After spending an entire week buried in my psychology textbook, cramming 4 weeks of work into 6 days, I realized on Wednesday night that Exercise 2 was due on Thursday..good thing I realized when I did. Anyways, I took a break from psych and tackled the assignment. I finished it pretty quickly and felt confident about my code, but after looking at the autotester results the next day, I was in a state of panic.

I had no clue what was wrong with the code so I went to office hours for guidance. In my attempt to finish the exercise as fast as possible, I missed out on important details in the handout, the key one being to import e2a using the format from e2a import xyz. I had no idea the format of an import statement had such a big impact on code, not to mention I'd never seen that format before. That format also came with other small changes such as no longer having to call functions from e2a using e2a.x, they can just be called x. 
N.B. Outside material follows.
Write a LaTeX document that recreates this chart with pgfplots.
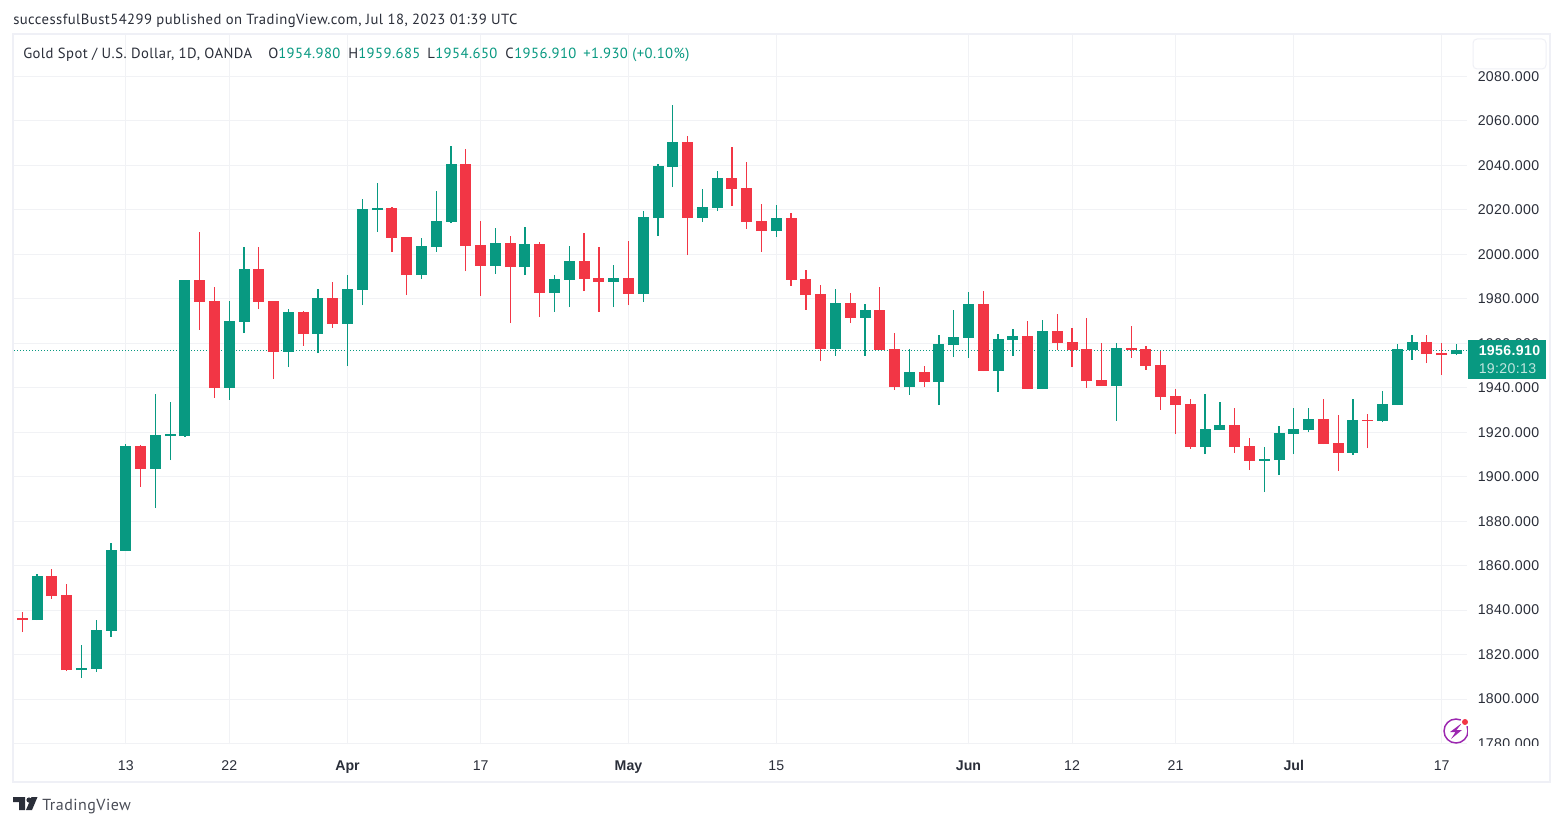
\documentclass[border=0pt]{standalone}
\usepackage{fontspec}
\usepackage{pgfplots}
\usepackage{pgfplotstable}
\pgfplotsset{compat=1.18}
\setmainfont{Liberation Sans}
\newfontfamily\headfont[LetterSpace=3]{PT Sans}
\newfontfamily\pricefont[LetterSpace=2.5]{Liberation Sans}

\definecolor{upc}{HTML}{089981}
\definecolor{downc}{HTML}{F23645}
\definecolor{gridc}{HTML}{F1F2F5}
\definecolor{framec}{HTML}{EFF0F6}
\definecolor{txt}{HTML}{2A2E39}
\definecolor{boltc}{HTML}{9C27B0}

% rising candles: o = body bottom, c = body top
\pgfplotstableread{
i o h l c
1 1835.5 1856.2 1835.5 1855.3
4 1813.0 1824.3 1809.4 1813.9
5 1813.5 1835.5 1812.1 1831.0
6 1830.6 1870.2 1827.9 1867.0
7 1866.6 1914.7 1866.6 1913.8
9 1903.5 1937.2 1885.9 1918.8
10 1918.3 1933.6 1907.5 1919.2
11 1918.3 1988.5 1917.9 1988.5
14 1939.9 1979.0 1934.5 1970.0
15 1969.6 2003.3 1964.6 1993.4
18 1956.1 1975.4 1949.3 1974.1
20 1964.2 1984.4 1955.6 1980.4
22 1968.7 1990.7 1949.8 1984.4
23 1984.0 2024.9 1977.2 2020.4
24 2019.9 2032.1 2010.1 2020.9
27 1990.7 2007.4 1988.9 2003.8
28 2003.3 2028.5 2001.1 2015.0
29 2014.6 2048.7 2014.1 2040.6
32 1994.8 2011.9 1991.2 2005.1
34 1994.3 2012.3 1990.7 2004.7
36 1982.6 1990.7 1974.1 1988.9
37 1988.5 2003.8 1976.3 1997.0
40 1987.6 1995.2 1976.3 1989.4
42 1982.2 2019.5 1978.6 2016.8
43 2016.4 2040.6 2008.3 2039.8
44 2039.3 2067.2 2030.3 2050.5
46 2016.4 2029.4 2014.6 2021.3
47 2020.9 2037.5 2019.5 2034.3
51 2010.5 2022.2 2007.8 2016.4
55 1957.4 1984.4 1954.3 1978.1
57 1971.4 1977.7 1954.3 1975.0
60 1940.3 1957.4 1936.8 1947.1
62 1942.6 1963.7 1932.2 1959.7
63 1959.2 1975.0 1953.8 1962.8
64 1962.4 1983.1 1953.4 1977.7
66 1947.5 1964.2 1938.1 1961.9
67 1961.5 1966.4 1954.3 1963.3
69 1939.4 1970.5 1939.4 1965.5
74 1940.8 1960.1 1925.1 1957.9
80 1913.4 1937.2 1910.2 1921.4
81 1921.0 1933.6 1921.0 1923.3
84 1907.1 1913.4 1893.1 1908.0
85 1907.5 1922.8 1900.8 1919.7
86 1919.2 1930.9 1910.2 1921.4
87 1921.0 1930.9 1920.1 1925.9
90 1910.7 1934.9 1909.8 1925.5
92 1925.1 1938.5 1924.6 1932.7
93 1932.2 1959.7 1932.2 1957.4
94 1957.0 1963.7 1952.5 1960.6
97 1954.98 1959.685 1954.65 1956.91
}\upcandles

% falling candles: o = body top, c = body bottom
\pgfplotstableread{
i o h l c
0 1836.4 1839.1 1830.1 1835.5
2 1855.3 1858.5 1845.0 1846.3
3 1846.8 1851.7 1812.6 1813.0
8 1913.8 1914.3 1895.4 1903.5
12 1988.5 2010.1 1966.0 1978.6
13 1979.0 1985.3 1935.4 1939.9
16 1993.4 2003.3 1975.4 1978.6
17 1979.0 1979.0 1943.9 1956.1
19 1974.1 1974.5 1958.8 1964.2
21 1980.4 1987.6 1966.9 1968.7
25 2020.9 2021.3 2001.1 2007.4
26 2007.8 2007.8 1981.7 1990.7
30 2040.6 2047.4 1992.5 2003.8
31 2004.2 2015.0 1981.3 1994.8
33 2005.1 2008.3 1969.1 1994.3
35 2004.7 2005.6 1971.8 1982.6
38 1997.0 2009.6 1983.5 1988.9
39 1989.4 2003.3 1974.1 1987.6
41 1989.4 2006.0 1977.2 1982.2
45 2050.5 2053.2 1999.7 2016.4
48 2034.3 2048.3 2021.7 2029.4
49 2029.9 2041.6 2011.4 2014.6
50 2015.0 2022.6 2001.1 2010.5
52 2016.4 2018.6 1985.8 1988.5
53 1988.9 1993.0 1975.0 1981.7
54 1982.2 1986.2 1952.0 1957.4
56 1978.1 1982.6 1969.1 1971.4
58 1975.0 1985.3 1957.0 1957.0
59 1957.4 1964.6 1939.0 1940.3
61 1947.1 1949.8 1940.3 1942.6
65 1977.7 1983.5 1947.5 1947.5
68 1963.3 1970.0 1939.4 1939.4
70 1965.5 1973.2 1957.0 1960.1
71 1960.6 1966.9 1949.3 1957.0
72 1957.4 1971.4 1939.9 1943.0
73 1943.5 1960.1 1940.8 1940.8
75 1957.9 1967.8 1953.4 1957.0
76 1957.4 1958.8 1948.0 1949.8
77 1950.2 1957.0 1930.0 1935.8
78 1936.3 1939.4 1919.2 1932.2
79 1932.7 1934.9 1912.5 1913.4
82 1923.3 1930.9 1910.7 1913.4
83 1913.8 1917.4 1903.0 1907.1
88 1925.9 1934.9 1914.7 1914.7
89 1915.2 1927.8 1902.6 1910.7
91 1925.5 1928.2 1912.9 1925.1
95 1960.6 1963.7 1951.1 1955.2
96 1955.6 1960.1 1945.7 1954.7
}\downcandles

\begin{document}
\begin{tikzpicture}[px/.style={x=0.75pt,y=-0.75pt,shift={(0pt,619.5pt)}}]
\begin{scope}[px]
    \path[use as bounding box,fill=white] (0,0) rectangle (1563,826);
\end{scope}

\begin{axis}[
    at={(10.5pt,61.5pt)},
    anchor=south west,
    scale only axis,
    width=1089.75pt,
    height=531.75pt,
    xmin=-0.561, xmax=97.72,
    ymin=1779.77, ymax=2098.67,
    xtick={7,14,22,31,41,51,64,71,78,86,96},
    xticklabels={13,22,\textbf{Apr},17,\textbf{May},15,\textbf{Jun},12,21,\textbf{Jul},17},
    ytick={1780,1800,...,2080},
    yticklabel pos=right,
    yticklabel style={
        /pgf/number format/.cd, fixed, fixed zerofill, precision=3, 1000 sep={}, assume math mode=true,
        /tikz/.cd, font=\pricefont\fontsize{10.6}{13}\selectfont, text=txt, xshift=4.5pt},
    xticklabel style={font=\fontsize{10.6}{13}\selectfont, text=txt, text height=8pt, text depth=0pt, yshift=-8pt},
    grid=major,
    grid style={gridc,line width=0.75pt},
    axis line style={draw=none},
    major tick length=0pt,
]
% wicks
\addplot[draw=none,mark=none,forget plot,error bars/.cd,y dir=plus,y explicit,error mark=none,
    error bar style={upc,line width=0.95pt}]
    table[x=i,y=l,y error plus expr=\thisrow{h}-\thisrow{l}] {\upcandles};
\addplot[draw=none,mark=none,forget plot,error bars/.cd,y dir=plus,y explicit,error mark=none,
    error bar style={downc,line width=0.95pt}]
    table[x=i,y=l,y error plus expr=\thisrow{h}-\thisrow{l}] {\downcandles};
% last price line
\addplot[upc,line width=0.75pt,dash pattern=on 0.8pt off 1.45pt] coordinates {(-0.561,1956.91) (97.72,1956.91)};
% bodies
\addplot[draw=none,mark=none,forget plot,error bars/.cd,y dir=plus,y explicit,error mark=none,
    error bar style={upc,line width=8.25pt}]
    table[x=i,y=o,y error plus expr=\thisrow{c}-\thisrow{o}] {\upcandles};
\addplot[draw=none,mark=none,forget plot,error bars/.cd,y dir=plus,y explicit,error mark=none,
    error bar style={downc,line width=8.25pt}]
    table[x=i,y=c,y error plus expr=\thisrow{o}-\thisrow{c}] {\downcandles};
\end{axis}

\begin{scope}[px]
    % 1780 label is cut by the time scale
    \fill[white] (1468,746) rectangle (1549,781);
    \draw[framec,line width=1.5pt] (13,34) rectangle (1550,782);

    % header lines
    \begin{scope}[every node/.style={anchor=base west,inner sep=0pt,font=\headfont\fontsize{11}{13}\selectfont,text=txt}]
        \node at (13,25) {successfulBust54299 published on TradingView.com, Jul 18, 2023 01:39 UTC};
        \node at (23,59) {Gold Spot / U.S. Dollar, 1D, OANDA};
        \node at (268,59) {O};
        \node[text=upc] at (278,59) {1954.980};
        \node at (348,59) {H};
        \node[text=upc] at (358,59) {1959.685};
        \node at (427,59) {L};
        \node[text=upc] at (435,59) {1954.650};
        \node at (505,59) {C};
        \node[text=upc] at (514,59) {1956.910};
        \node[text=upc] at (583,59) {+1.930 (+0.10\%)};
    \end{scope}

    % empty button top right
    \draw[framec,fill=white,line width=0.75pt,rounded corners=3pt] (1473,39) rectangle (1546,69);

    % last price tag
    \fill[upc] (1468,340) rectangle (1546,379);
    \node[anchor=base west,inner sep=0pt,text=white,font=\pricefont\fontsize{10.6}{13}\selectfont] at (1478.5,356) {\textbf{1956.910}};
    \node[anchor=base west,inner sep=0pt,text=white!75!upc,font=\pricefont\fontsize{10.6}{13}\selectfont] at (1478.5,373) {19:20:13};

    % lightning badge
    \draw[boltc,line width=1.1pt] (1456,731) circle (12);
    \fill[boltc] (1462,723) -- (1450,732) -- (1455.5,732) -- (1451,739) -- (1462,730) -- (1456.5,730) -- cycle;
    \fill[white] (1465,722) circle (5);
    \fill[downc] (1465,722) circle (3);
    \fill[white] (1468,745) rectangle (1472,716);

    % logo and name
    \fill[txt] (13,797) -- (25,797) -- (25,810) -- (19,810) -- (19,802) -- (13,802) -- cycle;
    \fill[txt] (29,800) circle (2.6);
    \fill[txt] (31.5,797) -- (37.5,797) -- (32,810) -- (26,810) -- cycle;
    \node[anchor=base west,inner sep=0pt,font=\headfont\fontsize{12}{13}\selectfont,text=txt!85] at (42,810) {TradingView};
\end{scope}
\end{tikzpicture}
\end{document}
If only I had learned all these useful coding strategies before the deadline....

lesson: never leave things until the last minute...speaking of which I should probably start A1 hahaha

Object Oriented Programming continued...

Regarding my question from last week, after re-analyzing the code we looked at in lecture, I realized the problem I had was more with exceptions than classes. When using the format try and except, when an exception is raised in the try clause, the exception clause goes in order as its written. So if certain exceptions are subclasses of other exceptions, they get caught as the superclass exception first and then stop checking the rest of the except clauses. For example, in the code below the special exception would be caught as an Exception and the code that catches it as a SpecialException would never be reached.

class SpecialException (Exception):

     pass

if __name__ == "__main__":

     try: 

          raise SpecialException

     except Exception as e:

          print("caught as Exception")

     except SpecialException as se:

          print("caught as SpecialException")

This is why its very important to keep in mind the order of exceptions and write them in the order of most specific to most general (where specific refers to a subclass and general is a superclass).